My father, Harry Lawton, who has died aged 97, was an inspirational teacher of woodwork, technical drawing and English.
He was born in Woolton, Liverpool, to Alfred, a signwriter, and his wife, Martha (nee Grace), who was a parlourmaid before she married. Harry left Lawrence Road school aged 14 to work in a grocery shop; in his later teens, he took evening classes for the City & Guilds examinations in cabinet-making. He was a conscientious objector during the second world war, and instead worked as a farm labourer and firefighter.
After the war, Harry studied for the diploma in education at the University of Nottingham, teaching in Nottinghamshire until 1958. He was unusual in being qualified to teach not only woodwork and technical drawing, but also English up to A-level – and when a vacancy arose for a teacher of all three subjects at Queen Elizabeth’s grammar school in Ashbourne, Derbyshire, he was the only candidate and got the job. He and his wife, Sybil (nee Proctor, whom he married in 1954), were offered the post of housemaster and housemistress; but with young children of her own, Sybil wasn’t keen, so they turned it down. It amused Harry that nearly two centuries earlier, Samuel Johnson had applied for the same post but was rejected.
Soon after joining the school, Harry acquired the nickname “Elmer”; neither he nor anyone else knew why, but it stuck for the rest of his life.

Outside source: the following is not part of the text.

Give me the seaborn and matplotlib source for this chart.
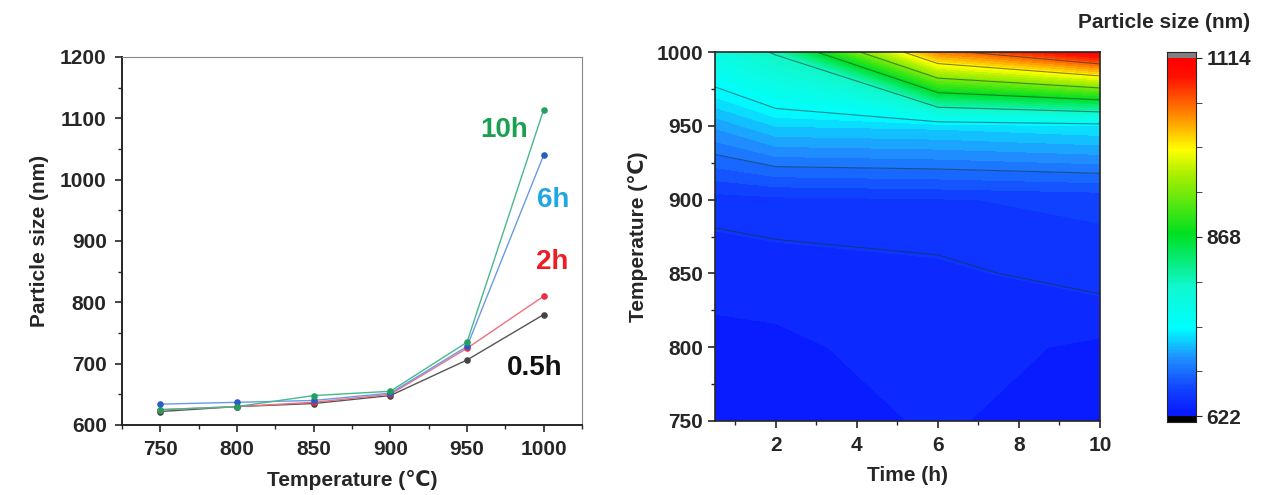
import numpy as np
import pandas as pd
import matplotlib.pyplot as plt
import seaborn as sns
from matplotlib.colors import LinearSegmentedColormap
from matplotlib.ticker import MultipleLocator, FixedLocator

# data
temps = [750, 800, 850, 900, 950, 1000]
times = [0.5, 2, 6, 10]
labels = ["0.5h", "2h", "6h", "10h"]
size_05h = [622, 630, 635, 648, 706, 780]
size_2h = [625, 630, 637, 650, 725, 810]
size_6h = [634, 637, 640, 652, 728, 1040]
size_10h = [625, 630, 648, 655, 735, 1114]
cbar_ticks = [622, 868, 1114]

line_colors = ["#555555", "#f07080", "#6a9ae6", "#48b88c"]
marker_colors = ["#444444", "#e8304a", "#2a5cc8", "#22a060"]
text_colors = ["#111111", "#ee1c25", "#1ea7e1", "#1aa050"]

sns.set_style("ticks")
plt.rcParams["font.family"] = ["Liberation Sans", "DejaVu Sans"]
plt.rcParams["font.weight"] = "bold"

rows = []
for lab, vals in zip(labels, [size_05h, size_2h, size_6h, size_10h]):
    for t, v in zip(temps, vals):
        rows.append({"Temperature": t, "Size": v, "Time": lab})
df = pd.DataFrame(rows)

fig = plt.figure(figsize=(12.67, 4.95), dpi=100)
ax1 = fig.add_axes([122 / 1267, 1 - 425 / 495, 460 / 1267, 368 / 495])
ax2 = fig.add_axes([715 / 1267, 1 - 421 / 495, 385 / 1267, 369 / 495])
cax = fig.add_axes([1167 / 1267, 1 - 422 / 495, 29 / 1267, 370 / 495])

# left: line chart
sns.lineplot(data=df, x="Temperature", y="Size", hue="Time", hue_order=labels,
             palette=line_colors, linewidth=1.0, legend=False, ax=ax1)
for lab, mc in zip(labels, marker_colors):
    sub = df[df["Time"] == lab]
    ax1.scatter(sub["Temperature"], sub["Size"], s=14, color=mc, zorder=3)

ax1.set_xlim(725, 1025)
ax1.set_ylim(600, 1200)
ax1.set_xticks(temps)
ax1.xaxis.set_minor_locator(MultipleLocator(25))
ax1.yaxis.set_major_locator(MultipleLocator(100))
ax1.yaxis.set_minor_locator(MultipleLocator(50))
ax1.tick_params(axis="both", which="major", labelsize=15, length=5, width=1.2)
ax1.tick_params(axis="x", which="major", pad=6)
ax1.tick_params(axis="y", which="major", pad=6)
ax1.tick_params(axis="both", which="minor", length=3, width=1)
for s in ["top", "right"]:
    ax1.spines[s].set_color("#888888")
for s in ["left", "bottom"]:
    ax1.spines[s].set_linewidth(1.4)
ax1.set_xlabel("Temperature (℃)", fontsize=15, fontweight="bold", labelpad=8)
ax1.set_ylabel("Particle size (nm)", fontsize=15, fontweight="bold", labelpad=8)
for lab, tc, (x, y) in zip(labels, text_colors,
                           [(1012, 693), (1016, 866), (1017, 967), (990, 1081)]):
    ax1.text(x, y, lab, color=tc, fontsize=20, fontweight="bold", ha="right", va="center")

# right: contour map
rainbow = LinearSegmentedColormap.from_list(
    "rainbow_bc",
    [(0.0, "#0818ff"), (0.07, "#1040ff"), (0.16, "#2090ff"), (0.245, "#00ffff"),
     (0.36, "#10f8d0"), (0.51, "#00e020"), (0.68, "#b0f000"), (0.745, "#ffff00"),
     (0.85, "#ff8000"), (0.95, "#ff1000"), (1.0, "#ff0000")])
rainbow.set_over("#808080")
rainbow.set_under("black")

Z = np.array([size_05h, size_2h, size_6h, size_10h]).T
levels = np.linspace(622, 1114, 49)
ax2.contourf(times, temps, Z, levels=levels, cmap=rainbow)
line_levels = [643] + list(np.linspace(622, 1114, 9)[1:-1])
ax2.contour(times, temps, Z, levels=line_levels, colors="#1a3030",
            linewidths=0.8, alpha=0.55)
ax2.set_xlim(0.5, 10)
ax2.set_ylim(750, 1000)
ax2.set_xticks([2, 4, 6, 8, 10])
ax2.xaxis.set_minor_locator(MultipleLocator(1))
ax2.yaxis.set_major_locator(MultipleLocator(50))
ax2.yaxis.set_minor_locator(MultipleLocator(25))
ax2.tick_params(axis="both", which="major", labelsize=15, length=5, width=1.2)
ax2.tick_params(axis="x", which="major", pad=6)
ax2.tick_params(axis="both", which="minor", length=3, width=1)
for s in ax2.spines.values():
    s.set_linewidth(1.2)
ax2.set_xlabel("Time (h)", fontsize=15, fontweight="bold", labelpad=8)
ax2.set_ylabel("Temperature (℃)", fontsize=15, fontweight="bold", labelpad=6)

# colorbar with gray/black end caps
ext = [levels[0] - 8, levels[-1] + 8]
grad = np.linspace(ext[0], ext[-1], 600).reshape(-1, 1)
cax.imshow(grad, aspect="auto", origin="lower", cmap=rainbow,
           norm=plt.Normalize(levels[0], levels[-1]),
           extent=[0, 1, ext[0], ext[-1]], interpolation="nearest")
cax.set_ylim(ext[0], ext[-1])
cax.set_xticks([])
cax.yaxis.tick_right()
cax.set_yticks(cbar_ticks)
cax.yaxis.set_minor_locator(FixedLocator(np.linspace(622, 1114, 9)))
cax.tick_params(axis="y", which="major", labelsize=15, length=4)
cax.tick_params(axis="y", which="minor", length=4)
for s in cax.spines.values():
    s.set_linewidth(0.8)
fig.text(1250 / 1267, 1 - 22 / 495, "Particle size (nm)", fontsize=15,
         fontweight="bold", ha="right", va="center")

fig.savefig("out.png", dpi=100)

With his combination of fine craftsmanship, flair for design, energy and enthusiasm he was an inspiration in the classroom. There are many men in Ashbourne who can quote Harry’s catchphrases – “Pass me the rule, Britannia”, “Hold it level, Neville” and “Hold tightly, saw lightly”. He believed that the reason for teaching crafts in schools was not so much to train aspiring artisans, but to teach pupils to solve problems, think creatively and experience the joy of making things to a high standard.
After retirement in 1982, Harry helped set up a group in Bakewell of the charity Tools for Self-Reliance, which refurbishes hand tools and supplies them to educational projects in Africa. After Sybil’s death in 2007, he remained independent in his own home. In recent months he lost his eyesight and was sad to no longer be able to read the Guardian, which he had been buying since his 20s.
He is survived by his sons, Andrew and Mark, and grandsons, Charlie and James.